On veut que le courrier d'aujourd'hui te porte de nos nouvelles, mon cher ami, et je ne vois pas que jusqu'ici on se soit bien avancé pour les écritures. Tu n'auras vraisemblablement rien de ton grand frère. Philippe ne s'y met pas tous les jours, et la soirée de l'infatigable Gabriel a été entièrement prise hier, non seulement par une partie du Pré St Gervais, mais encore à son retour par un voyage dans la rue des Petits Champs pour aller chercher le petit paquet de nuit d'Anaïs qui restait à coucher à la maison. La chère mère te donnera bien directement de ses nouvelles, mais elle n'est pas encore levée ; le déjeuner lui prendra une partie de sa matinée, et l'heure à laquelle il faut aller affranchir la lettre sera bientôt arrivée. Du reste, rien de bien essentiel dans la maison, si ce n'est que nous avons eu la semaine dernière le chagrin de voir plusieurs nominations auxquelles Pascal n'a pas participé malgré les belles phrases du souverain de notre administration. Nous présumons qu'il a d'autres vues sur lui. Patience et courage. Ce sont les deux grands mots des italiens, il faut qu'ils soient aussi les nôtres*. Ma galère domaniale est jusqu'ici supportable, espérons que cela durera. Mon incommodité d'hernie ne consiste actuellement que dans l'ennui de porter un bandage, mais j'y suis à peu près fait, et il ne me gêne guère plus que les bretelles lorsque j'en portais.

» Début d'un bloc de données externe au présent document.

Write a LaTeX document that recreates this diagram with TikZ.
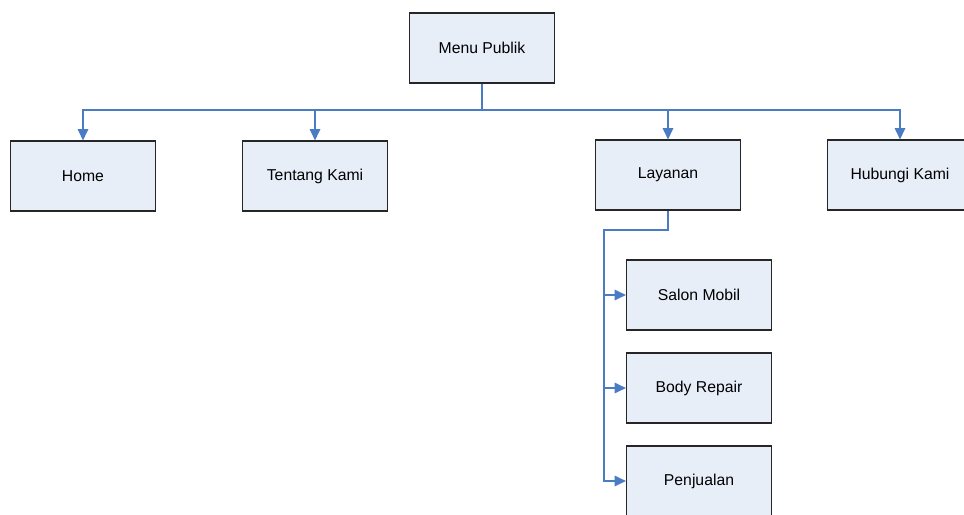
\documentclass[tikz,border=0pt]{standalone}
\usepackage{fontspec}
\setmainfont{Liberation Sans}
\usetikzlibrary{arrows.meta}
\definecolor{boxfill}{RGB}{232,238,248}
\definecolor{linkblue}{RGB}{74,124,196}
\newcommand*{\boxtextstyle}{\fontsize{11.2}{13}\selectfont\color{black}}

\begin{document}
\begin{tikzpicture}[
   x = 0.025cm,
   y = -0.025cm,
   menubox/.style = {
      draw = black!85,
      line width = 0.8pt,
      fill = boxfill,
      minimum width = 3.625cm,
      minimum height = 1.75cm,
      inner sep = 0pt,
      font = \boxtextstyle
   },
   link/.style = {
      draw = linkblue,
      line width = 1pt,
      -{Triangle[length=2.8mm,width=2.6mm]}
   }
]
   \useasboundingbox (0,0) rectangle (964,514);

   \node (menu)    at (482, 48) [menubox]{Menu Publik};

   \node (home)    at ( 83,176) [menubox]{Home};
   \node (tentang) at (315,176) [menubox]{Tentang Kami};
   \node (layanan) at (668,175) [menubox]{Layanan};
   \node (hubungi) at (900,175) [menubox]{Hubungi Kami};

   \node (salon)   at (699,295) [menubox]{Salon Mobil};
   \node (body)    at (699,388) [menubox]{Body Repair};
   \node (jual)    at (699,481) [menubox]{Penjualan};

   % bus under the top menu
   \coordinate (bus) at (482,110);
   \draw[link] (menu.south) -- (bus) -| (home.north);
   \draw[link] (menu.south) -- (bus) -| (tentang.north);
   \draw[link] (menu.south) -- (bus) -| (layanan.north);
   \draw[link] (menu.south) -- (bus) -| (hubungi.north);

   % sub menu of Layanan
   \coordinate (trunk) at (604,230);
   \draw[link] (layanan.south) |- (trunk) |- (salon.west);
   \draw[link] (trunk) |- (body.west);
   \draw[link] (trunk) |- (jual.west);
\end{tikzpicture}
\end{document}
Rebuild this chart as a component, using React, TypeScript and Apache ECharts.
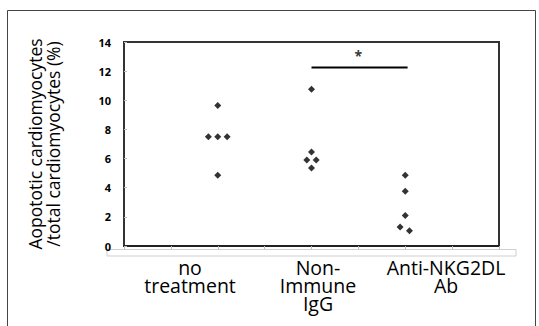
import React, { useEffect, useRef } from "react";
import * as echarts from "echarts";

const categories = ["no\ntreatment", "Non-\nImmune\nIgG", "Anti-NKG2DL\nAb"];
const yTicks = [0, 2, 4, 6, 8, 10, 12, 14];

const noTreatmentX = [2, 1.8, 2, 2.2, 2];
const noTreatmentY = [9.65, 7.5, 7.5, 7.5, 4.85];
const nonImmuneX = [4, 4, 3.9, 4.1, 4];
const nonImmuneY = [10.75, 6.45, 5.9, 5.9, 5.35];
const antiX = [6, 6, 6, 5.89, 6.09];
const antiY = [4.85, 3.75, 2.1, 1.3, 1.05];

const sigLineX = [4, 6.05];
const sigLineY = 12.25;
const starPos = [5, 13.1];

export default function App() {
  const ref = useRef<HTMLDivElement>(null);
  useEffect(() => {
    if (!ref.current) return;
    const chart = echarts.init(ref.current, undefined, { renderer: "svg" });
    const pts = (xs: number[], ys: number[]) => xs.map((x, i) => [x, ys[i]]);
    const scatterStyle = {
      type: "scatter",
      xAxisIndex: 0,
      yAxisIndex: 0,
      symbol: "diamond",
      symbolSize: [7, 7],
      itemStyle: { color: "#000" },
      silent: true,
    };
    chart.setOption({
      animation: false,
      backgroundColor: "#fff",
      grid: [
        {
          left: 124,
          top: 42,
          width: 375,
          height: 204,
          show: true,
          borderColor: "#333",
          borderWidth: 2,
          backgroundColor: "transparent",
        },
        { left: 126, top: 250, width: 384, height: 1, show: false },
      ],
      xAxis: [
        {
          type: "value",
          gridIndex: 0,
          min: 0,
          max: 8,
          interval: 1,
          axisLine: { show: true, onZero: false, lineStyle: { color: "#222", width: 2 } },
          axisTick: { show: true, inside: false, length: 3, lineStyle: { color: "#bbb" } },
          axisLabel: { show: false },
          splitLine: { show: false },
        },
        {
          type: "category",
          gridIndex: 1,
          data: categories,
          axisLine: { show: false },
          axisTick: { show: false },
          axisLabel: {
            show: true,
            interval: 0,
            margin: 7,
            color: "#000",
            fontFamily: "Open Sans",
            fontSize: 19.5,
            lineHeight: 18,
            align: "center",
          },
        },
      ],
      yAxis: [
        {
          type: "value",
          gridIndex: 0,
          min: 0,
          max: 14,
          interval: 2,
          name: "Aopototic cardiomyocytes\n/total cardiomyocytes (%)",
          nameLocation: "middle",
          nameRotate: 90,
          nameGap: 62,
          nameTextStyle: {
            color: "#000",
            fontFamily: "Open Sans",
            fontSize: 17.5,
            lineHeight: 18,
          },
          axisLine: { show: true, lineStyle: { color: "#333", width: 2 } },
          axisTick: { show: true, inside: true, length: 3, lineStyle: { color: "#bbb" } },
          axisLabel: {
            color: "#000",
            fontFamily: "Noto Sans",
            fontWeight: "bold",
            fontSize: 11,
            margin: 13,
            formatter: (v: number) => (yTicks.includes(v) ? String(v) : ""),
          },
          splitLine: { show: false },
        },
        { type: "value", gridIndex: 1, show: false },
      ],
      graphic: [
        {
          type: "rect",
          shape: { x: 7.5, y: 10.5, width: 528, height: 340 },
          style: { fill: "none", stroke: "#444", lineWidth: 1 },
          z: -1,
        },
        {
          type: "rect",
          shape: { x: 107, y: 249.5, width: 409, height: 6.5 },
          style: { fill: "none", stroke: "#cfcfcf", lineWidth: 1 },
          z: -1,
        },
      ],
      series: [
        { ...scatterStyle, name: "no treatment", data: pts(noTreatmentX, noTreatmentY) },
        { ...scatterStyle, name: "Non-Immune IgG", data: pts(nonImmuneX, nonImmuneY) },
        { ...scatterStyle, name: "Anti-NKG2DL Ab", data: pts(antiX, antiY) },
        {
          type: "line",
          xAxisIndex: 0,
          yAxisIndex: 0,
          data: sigLineX.map((x) => [x, sigLineY]),
          symbol: "none",
          lineStyle: { color: "#000", width: 2 },
          silent: true,
        },
        {
          type: "scatter",
          xAxisIndex: 0,
          yAxisIndex: 0,
          data: [starPos],
          symbolSize: 0,
          silent: true,
          label: {
            show: true,
            position: "inside",
            formatter: "*",
            color: "#000",
            fontFamily: "Noto Sans",
            fontWeight: "bold",
            fontSize: 14,
          },
        },
      ],
    });
    return () => chart.dispose();
  }, []);
  return (
    <div
      ref={ref}
      style={{ position: "fixed", left: 0, top: 0, width: 539, height: 326 }}
    />
  );
}
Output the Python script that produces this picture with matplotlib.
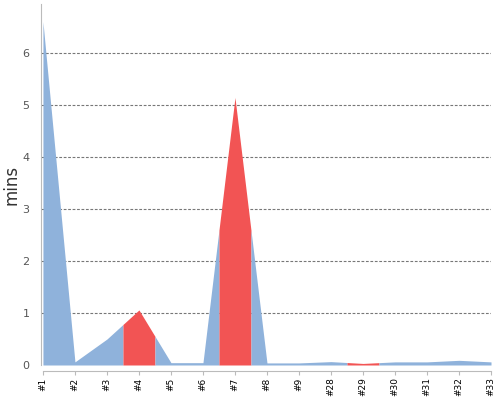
import matplotlib
matplotlib.use("Agg")
import matplotlib.pyplot as plt
import numpy as np

categories = ["#1", "#2", "#3", "#4", "#5", "#6", "#7", "#8", "#9",
              "#28", "#29", "#30", "#31", "#32", "#33"]
values = [6.61, 0.06, 0.50, 1.06, 0.045, 0.045, 5.15, 0.04, 0.04,
          0.065, 0.03, 0.06, 0.06, 0.09, 0.06]
highlighted = ["#4", "#7", "#29"]

blue = "#8fb2db"
red = "#f25454"

fig = plt.figure(figsize=(5, 4), dpi=100)
ax = fig.add_axes([0.0814, 0.0875, 0.9006, 0.9025])

x = np.arange(len(categories))
v = np.array(values)
cols = [red if c in highlighted else blue for c in categories]

# group consecutive points of the same colour; each run extends half a step
# on each side to the midpoint of the neighbouring segment
n = len(x)
i = 0
while i < n:
    j = i
    while j + 1 < n and cols[j + 1] == cols[i]:
        j += 1
    xs, ys = [], []
    if i > 0:
        xs.append((x[i - 1] + x[i]) / 2)
        ys.append((v[i - 1] + v[i]) / 2)
    xs.extend(x[i:j + 1])
    ys.extend(v[i:j + 1])
    if j < n - 1:
        xs.append((x[j] + x[j + 1]) / 2)
        ys.append((v[j] + v[j + 1]) / 2)
    ax.fill_between(xs, ys, 0, color=cols[i], lw=0, zorder=2)
    i = j + 1

ax.set_xlim(-0.07, 14.0)
ax.set_ylim(0, 6.95)
ax.set_yticks([0, 1, 2, 3, 4, 5, 6])
ax.set_xticks(x)
ax.set_xticklabels(categories)

ax.grid(axis="y", linestyle=(0, (2.5, 1.5)), color="#777777", linewidth=0.8, zorder=1)
ax.set_axisbelow(True)
ax.yaxis.get_gridlines()[0].set_visible(False)

for s in ["top", "right"]:
    ax.spines[s].set_visible(False)
ax.spines["left"].set_color("#bbbbbb")
ax.spines["left"].set_bounds(0, 6.95)
ax.spines["bottom"].set_position(("outward", 4))
ax.spines["bottom"].set_bounds(0, 14)
ax.spines["bottom"].set_color("#bbbbbb")

ax.tick_params(axis="y", length=0, pad=8, labelsize=8, labelcolor="#555555")
ax.tick_params(axis="x", length=3, color="#bbbbbb", pad=2, labelrotation=90,
               labelsize=6.5, labelcolor="black")

ax.set_ylabel("mins", fontsize=12, color="#333333")
ax.yaxis.set_label_coords(-0.045, 0.5)

fig.savefig("out.png", dpi=100)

Mes yeux ont voulu me chagriner la semaine dernière, l'humeur s'y était jetée, mais je n'y éprouve plus aucun mal depuis deux jours. Je verrai néanmoins avant peu Mr de Venzel.


La cour est toujours à St Cloud, où les parisiens se portent avec d'autant plus de plaisir que la promenade en ce moment-ci dans le bois est fort agréable. On raccommode le château des Thuileries pendant l'absence des princes.

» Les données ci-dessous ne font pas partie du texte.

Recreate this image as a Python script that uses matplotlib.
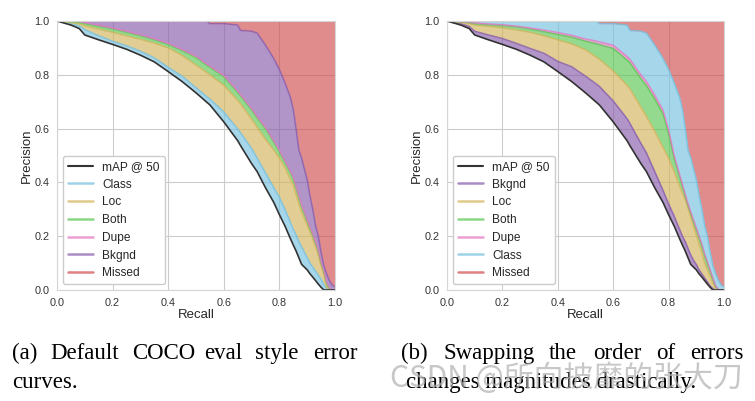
import matplotlib
matplotlib.use('Agg')
import matplotlib.pyplot as plt
import seaborn as sns

# recall grid shared by every curve
recall = [0, .05, .08, .1, .15, .2, .25, .3, .35, .4, .45, .5, .54, .55, .6, .65, .66,
          .7, .72, .75, .78, .8, .82, .84, .85, .86, .87, .88, .89, .9, .91, .92, .93,
          .94, .95, .96, .97, .98, .99, 1.0]

# mAP @ 50 precision curve (no errors fixed)
p_base = [1.0, .985, .972, .948, .930, .913, .895, .873, .848, .812, .775, .733, .697, .688,
          .625, .555, .537, .470, .440, .380, .325, .280, .238, .190, .167, .145, .120, .095,
          .085, .075, .060, .048, .035, .022, .010, 0, 0, 0, 0, 0]

# every error fixed except missed (top of the stack in both plots)
p_all = [1.0, 1.0, 1.0, 1.0, 1.0, 1.0, 1.0, 1.0, 1.0, 1.0, 1.0, 1.0, 1.0, .99, .99, .985,
         .965, .962, .955, .91, .86, .82, .77, .715, .67, .60, .52, .49, .45, .41, .35, .30,
         .24, .20, .14, .09, .06, .035, .018, .012]

# (a) default order: Class, Loc, Both, Dupe, Bkgnd
a_class = [1.0, .99, .982, .968, .945, .925, .908, .888, .863, .828, .795, .752, .718, .710,
           .662, .598, .585, .526, .490, .435, .380, .345, .300, .250, .225, .205, .180, .160,
           .140, .120, .100, .085, .070, .055, .040, .020, .005, 0, 0, 0]
a_loc = [1.0, .995, .99, .982, .97, .958, .945, .932, .918, .90, .872, .836, .808, .80, .761,
         .705, .693, .635, .605, .56, .52, .49, .455, .41, .39, .355, .32, .29, .265, .24, .215,
         .19, .16, .13, .09, .055, .01, 0, 0, 0]
a_both = [1.0, .998, .995, .99, .98, .97, .958, .945, .93, .913, .89, .865, .835, .828, .793,
          .735, .722, .67, .64, .60, .55, .515, .475, .435, .415, .38, .345, .31, .285, .257,
          .23, .205, .175, .145, .10, .07, .025, .005, 0, 0]
a_dupe = [1.0, 1.0, .998, .994, .984, .974, .962, .949, .934, .917, .894, .869, .839, .832,
          .797, .739, .726, .674, .644, .604, .554, .519, .479, .439, .419, .384, .349, .314,
          .289, .261, .234, .209, .179, .149, .104, .074, .029, .008, 0, 0]

# (b) swapped order: Bkgnd, Loc, Both, Dupe, Class
b_bkgnd = [1.0, .99, .98, .962, .948, .935, .917, .898, .88, .85, .83, .795, .765, .757, .703,
           .637, .62, .545, .51, .44, .37, .32, .275, .225, .20, .18, .155, .13, .11, .095,
           .075, .06, .045, .03, .015, .005, 0, 0, 0, 0]
b_loc = [1.0, .995, .99, .985, .98, .975, .967, .958, .945, .93, .915, .893, .865, .858, .814,
         .761, .748, .68, .645, .59, .53, .49, .44, .385, .36, .335, .305, .27, .235, .205, .17,
         .14, .10, .075, .05, .025, .005, 0, 0, 0]
b_both = [1.0, .997, .994, .99, .986, .983, .978, .97, .96, .95, .94, .925, .915, .912, .898,
          .855, .845, .786, .76, .71, .655, .58, .49, .42, .385, .35, .315, .285, .255, .225,
          .195, .165, .13, .10, .07, .04, .012, 0, 0, 0]
b_dupe = [1.0, .998, .996, .993, .989, .986, .981, .974, .966, .957, .947, .933, .925, .922,
          .91, .868, .858, .80, .775, .724, .668, .595, .50, .428, .392, .356, .321, .29, .26,
          .23, .2, .17, .134, .104, .074, .044, .015, .002, 0, 0]

colors = {'Class': '#76c0df', 'Loc': '#d3b55b', 'Both': '#59c652', 'Dupe': '#e377c2',
          'Bkgnd': '#875bab', 'Missed': '#d04d4e'}

sns.set_style('whitegrid')
plt.rcParams['font.family'] = ['Liberation Sans', 'DejaVu Sans']


def draw(ax, layers):
    prev = p_base
    for name, curve in layers:
        ax.fill_between(recall, prev, curve, color=colors[name], alpha=0.65, lw=0)
        prev = curve
    ax.fill_between(recall, prev, 1.0, color=colors['Missed'], alpha=0.65, lw=0)
    for name, curve in layers:
        ax.plot(recall, curve, color=colors[name], lw=1.1, alpha=0.8)
    ax.plot(recall, p_base, color='#333333', lw=1.2)
    # legend handles
    handles = [plt.Line2D([], [], color='#333333', lw=1.5, label='mAP @ 50')]
    for name, _ in layers:
        handles.append(plt.Line2D([], [], color=colors[name], lw=1.8, alpha=0.7, label=name))
    handles.append(plt.Line2D([], [], color=colors['Missed'], lw=1.8, alpha=0.7, label='Missed'))
    ax.legend(handles=handles, loc='lower left', fontsize=8.6, labelspacing=0.48,
              handlelength=2.1, framealpha=1, edgecolor='#cccccc')
    ax.set_xlim(0, 1)
    ax.set_ylim(0, 1)
    ax.set_xticks([0, .2, .4, .6, .8, 1.0])
    ax.set_yticks([0, .2, .4, .6, .8, 1.0])
    ax.tick_params(labelsize=7.8, colors='#333333', pad=2)
    ax.set_xlabel('Recall', fontsize=9.5, labelpad=1)
    ax.set_ylabel('Precision', fontsize=9.5, labelpad=1)
    for s in ax.spines.values():
        s.set_color('#d5d5d5')


fig = plt.figure(figsize=(7.55, 4.01), dpi=100)
ax1 = fig.add_axes([57 / 755, 111 / 401, 278 / 755, 269 / 401])
ax2 = fig.add_axes([447 / 755, 111 / 401, 277 / 755, 269 / 401])

draw(ax1, [('Class', a_class), ('Loc', a_loc), ('Both', a_both), ('Dupe', a_dupe),
           ('Bkgnd', p_all)])
draw(ax2, [('Bkgnd', b_bkgnd), ('Loc', b_loc), ('Both', b_both), ('Dupe', b_dupe),
           ('Class', p_all)])

# captions, words placed to mimic the justified text
cap = dict(family='Liberation Serif', fontsize=16.5, color='black', va='baseline')
line1_a = [('(a)', 12), ('Default', 50), ('COCO', 132), ('eval', 204), ('style', 255), ('error', 313)]
line1_b = [('(b)', 401), ('Swapping', 444), ('the', 549), ('order', 593), ('of', 656), ('errors', 690)]
for word, x in line1_a + line1_b:
    fig.text(x / 755, 1 - 359 / 401, word, **cap)
fig.text(12 / 755, 1 - 388 / 401, 'curves.', **cap)
fig.text(406 / 755, 1 - 388 / 401, 'changes magnitudes drastically.', **cap)

# watermark
fig.text(566 / 755, 1 - 378 / 401, 'CSDN @所向披靡的张大刀', fontsize=21.5, color='#b0b0b0',
         alpha=0.7, ha='center', va='center', family=['Noto Sans CJK SC', 'DejaVu Sans'])

fig.savefig('out.png', dpi=100)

Nous ne sommes plus autant assaillis de pauvres. Le pain diminue au dehors par suite de la diminution du bled dans les marchés : voilà le mauvais temps passé sous ce rapport. On est en pleine possession des fruits rouges, les seigles commencent à jaunir, la vigne va bien. Nous avons néanmoins de fréquents orages et ils sont violents, mais jusqu'ici il y a eu peu de mal pour les fruits de la terre.


Je laisse la plume à la chère mère qui aura trop peu de temps pour que je me permette de lui ravir une minute. Je t'embrasse donc, mon pauvre espagnol, et bien tendrement.

(papa)


* " Quelques malheurs qui nous arrivent, le courage et la patience nous les feront surmonter ". Virgile (-70, -19 avant JC).

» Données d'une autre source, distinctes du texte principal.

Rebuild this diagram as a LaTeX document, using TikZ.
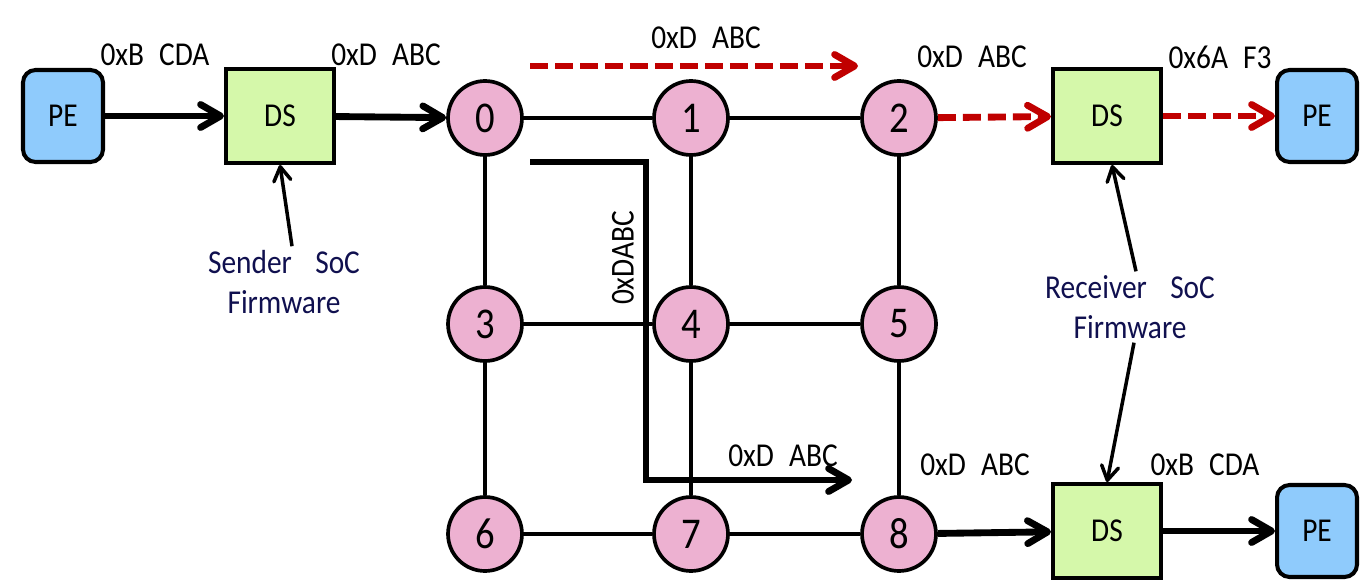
\documentclass[tikz,border=0pt]{standalone}
\usepackage{fontspec}
\setmainfont{Carlito}[FakeStretch=0.88]
\usetikzlibrary{arrows.meta}
\definecolor{peblue}{HTML}{8FCBFC}
\definecolor{dsgreen}{HTML}{D5F8AA}
\definecolor{nodepink}{HTML}{EDB1D1}
\definecolor{pathred}{HTML}{C00000}
\definecolor{fwnavy}{HTML}{10104F}
\begin{document}
\begin{tikzpicture}[x=0.02cm, y=-0.02cm,
    router/.style={circle, draw, line width=2.1pt, fill=nodepink, minimum size=1.48cm, inner sep=0pt, font=\fontsize{25}{25}\selectfont},
    pe/.style={draw, rounded corners=0.25cm, line width=2.3pt, fill=peblue, minimum width=1.6cm, minimum height=1.84cm, font=\fontsize{19}{19}\selectfont},
    ds/.style={draw, line width=2.3pt, fill=dsgreen, minimum width=2.16cm, minimum height=1.88cm, font=\fontsize{19}{19}\selectfont},
    lbl/.style={font=\fontsize{19}{22}\selectfont, inner sep=1pt},
    fw/.style={text=fwnavy, align=center, font=\fontsize{19}{23}\selectfont, inner sep=2pt},
    link/.style={line width=2pt},
    flow/.style={line width=3.9pt, -{Straight Barb[length=4mm,width=4.6mm,round]}},
    redflow/.style={flow, pathred, dash pattern=on 0.36cm off 0.14cm},
    cfg/.style={line width=2pt, -{Straight Barb[length=2.8mm,width=3.4mm,round]}}]
    \useasboundingbox (0,0) rectangle (1361,581);

    % mesh of routers
    \node[router] (n0) at (485,118) {0};
    \node[router] (n1) at (691,118) {1};
    \node[router] (n2) at (899,118) {2};
    \node[router] (n3) at (485,324) {3};
    \node[router] (n4) at (691,324) {4};
    \node[router] (n5) at (899,324) {5};
    \node[router] (n6) at (485,534) {6};
    \node[router] (n7) at (691,534) {7};
    \node[router] (n8) at (899,534) {8};
    \draw[link] (n0) -- (n1);
    \draw[link] (n1) -- (n2);
    \draw[link] (n3) -- (n4);
    \draw[link] (n4) -- (n5);
    \draw[link] (n6) -- (n7);
    \draw[link] (n7) -- (n8);
    \draw[link] (n0) -- (n3);
    \draw[link] (n3) -- (n6);
    \draw[link] (n1) -- (n4);
    \draw[link] (n4) -- (n7);
    \draw[link] (n2) -- (n5);
    \draw[link] (n5) -- (n8);

    % endpoints
    \node[pe] (pe1) at (63,116) {PE};
    \node[ds] (ds1) at (280,116) {DS};
    \node[ds] (ds2) at (1107,116) {DS};
    \node[pe] (pe2) at (1317,116) {PE};
    \node[ds] (ds3) at (1107,531) {DS};
    \node[pe] (pe3) at (1317,531) {PE};

    \draw[flow] (pe1) -- (ds1);
    \draw[flow] (ds1) -- (n0);
    \draw[redflow] (n2) -- (ds2);
    \draw[redflow] (ds2) -- (pe2);
    \draw[flow] (n8) -- (ds3);
    \draw[flow] (ds3) -- (pe3);

    \node[lbl] at (155,55) {0xB\hspace{0.45em}CDA};
    \node[lbl] at (386,55) {0xD\hspace{0.45em}ABC};
    \node[lbl] at (972,57) {0xD\hspace{0.45em}ABC};
    \node[lbl] at (1220,57) {0x6A\hspace{0.45em}F3};
    \node[lbl] at (975,465) {0xD\hspace{0.45em}ABC};
    \node[lbl] at (1205,465) {0xB\hspace{0.45em}CDA};

    % routed packet paths
    \coordinate (rs) at (530,66);
    \coordinate (re) at (858,66);
    \draw[redflow] (rs) -- (re);
    \node[lbl] at (706,38) {0xD\hspace{0.45em}ABC};

    \coordinate (ls) at (530,162);
    \coordinate (lc) at (646,480);
    \coordinate (le) at (852,480);
    \draw[flow] (ls) -| (lc) -- (le);
    \node[lbl, rotate=90] at (623,258) {0xDABC};
    \node[lbl] at (783,456) {0xD\hspace{0.45em}ABC};

    % firmware
    \node[fw] (sfw) at (284,282) {Sender\hspace{0.7em}SoC\\Firmware};
    \node[fw] (rfw) at (1130,307) {Receiver\hspace{0.7em}SoC\\Firmware};
    \draw[cfg] ([xshift=0.16cm]sfw.north) -- (ds1.south);
    \draw[cfg] ([xshift=0.12cm]rfw.north) -- ([xshift=0.1cm]ds2.south);
    \draw[cfg] ([xshift=0.08cm]rfw.south) -- (ds3.north);
\end{tikzpicture}
\end{document}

" Il faut remplir les boîtes vides "


Tu auras peu de choses de moi aujourd'hui, mon pauvre ami. Il est tard, il faut que notre lettre aille trouver notre voyageur, et par dessus tout cela, je suis dans les grands comptes du trimestre et semestre. Il faut remplir les boîtes vides afin que tout marche dans la maison, il n'y a pas à dire, et j'ai toujours à cette époque de nouveaux projets d'économie qui me demandent un travail assez long. J'ai beau refaire chaque fois mon budget, il y a un courant de dépenses forcées que je ne puis pas arrêter. Attendons donc tout du tems, qui amènera peut-être de l'amélioration dans notre position. Tu sais bien que nos affaires ne réussissent pas du premier coup. Nous sommes sans cesse ballottés par l'espoir et la crainte, nous avons l'air de ces enfants qui courent après leur ombre, et qui après s'être fatigué inutilement boudent quelques instants et recommencent ensuite espérant être plus heureux. Je t'ai parlé dans ma dernière lettre d'un nouveau projet de marier Pascal. Les premières paroles ont été portées aux parents à qui, il paraît, Pascal conviendrait, mais on a demandé un mois avant d'en parler, dit-on, à la jeune personne, qui vient de manquer un mariage. C'est la fille d'un fameux oculiste, elle a de 18 à 19 ans, elle n'est pas jolie mais elle a quelque chose d'agréable et de bon dans la figure. Nous l'avons vue chez Mme Barrairon et dimanche dernier aux Thuileries. J'étais à peu de distance d'elle assise. On dit qu'elle est douce et élevée très simplement, quoiqu'il y ait une belle fortune dans cette maison. Voilà tout ce que je puis t'en dire, et voilà où nous en sommes, tu vois qu'il nous reste encore bien du chemin à faire. Philippe attend toujours la réussite d'un traité pour être casé second clerc chez Mr Jalabert ; cela serait charmant, mais n'est-ce pas là encore une ombre. Nous attendons, ton père et moi, un mari pour ta sœur ; et comme la soeur Anne, nous ne voyons rien venir ! Et pour toi, nous t'attendions à la fin de juillet, puis au moins pour le 15 d'aoust, t'aurons-nous pour cette époque ? C'est encore une de nos incertitudes, et une de celles que nous désirons le plus voir cesser. Reviens donc, cher fils, recevoir toutes nos embrassades, c'est le seul cri de toute ta famille ! Je t'en promets d'avantage dans huit jours.